Aleph Recommends: The Solitude of Prime Numbers (Saverio Costanzo, 2010)
An atmospheric film filled with diverse emotions, connecting us directly with the human maturing process, offering a first-hand account of the daily struggles of the maladjusted.
The mathematical sequence of prime numbers means they never touch. Their nature makes them permanently separated. They can be as close as 11 and 13 but there will always be the 12, which is not a prime number, in between. This is the metaphor that comes from the novel that shares the title of the film: The Solitude of Prime Numbers (Saverio Costanzo, 2010).
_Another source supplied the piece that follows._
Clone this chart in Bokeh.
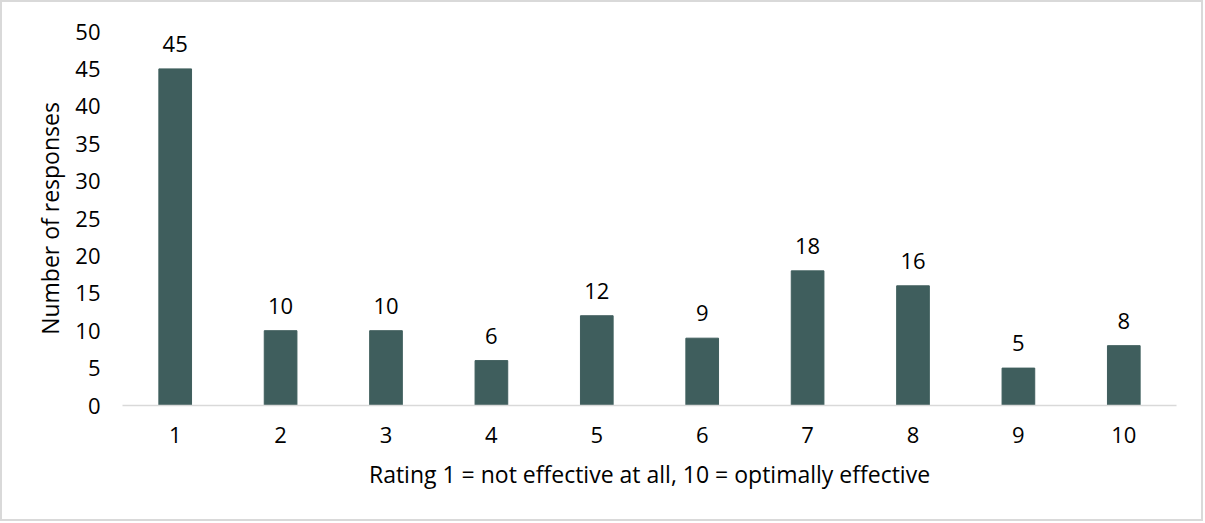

The mathematical concept is also used to organize the characters: Alice (Alba Rohrwacher, Martina Albano, Ariana Nastro) and Mattia (Luca Marinelli, Vittorio Lomartire, Tommaso Neri) are each played by three different actors. We see these characters at three different stages of their lives, corresponding to three decades, and which interconnect irrespective of chronological order, justifying this cinematic treatment of experiences as they occur and not as recalled memories.
The Solitude of Prime Numbers achieves a noteworthy emotional continuity and is never unbelievable: the film’s script audaciously makes us jump from one era to another by focusing on what the characters feel over and above the anecdote, and above all irrespective of time. Their pain unites Alice and Mattia, lending that a common status but, as with what occurs to prime numbers, they cannot completely connect.
From the beginning the music, composed by Mike Patton and which recalls the film soundtracks of Giallo, fuses with the pronounced use of the contrast of saturated color, while cinematographer Fabio Cinchetti manipulates the camera to show us a spring festival in some Italian primary school as if it were the haunted house of a fun fair.
Sharing this reality are Mattia and Alice, always accompanying each other from afar and each sharing their pain from their window. The drama appears to focus on Mattia’s conflict, who is never able to escape the guilt for the death of his sister when they were children, even though she attempts to take refuge in mathematics. Mattia, when he was a boy and ashamed of his sister’s mental illness, obliged her to wait for him in a park while he went to a children’s party that lasted for several hours – enough to never see her again.
Few films portray childhood solitude and the difficulty of surviving that phase as this film does. Submerged in the visions of people with whom we can feel much empathy, we move away from the cliché of bullying to enter into the complexities of a human being in their struggle to construct their own personality.
The characters’ relationship with their respective parents marks the two aesthetic ambiences in which the plot unfolds. In particular, the presence of Isabella Rossellini, Mattia’s mother and a woman of intrigue who is that kind of mother who jumps, from one moment to the next, from tenderness to negligence; a power exercised without consideration for the consequences that her acts will have on the future of her son.
The film is well shot, with the camera at the children’s height, and the adults almost always must bend down to enter into shot. The bright colors of childhood become saturated and then more neutral during their youth, before turning to the color of nature, of wood.
The Solitude of Prime Numbers is a succession of memories by people with fractured souls, an eternal zoom onto painful moments that bring personality to these afflicted souls; a smooth trip to childhood without fairy tales. Realism serves fantasy here, like hidden pools of mirrors of water that foster the viewer’s aesthetic experience and make them aware of their own existence, based on a past and a future that, although they don’t fully exist, give form to their lives.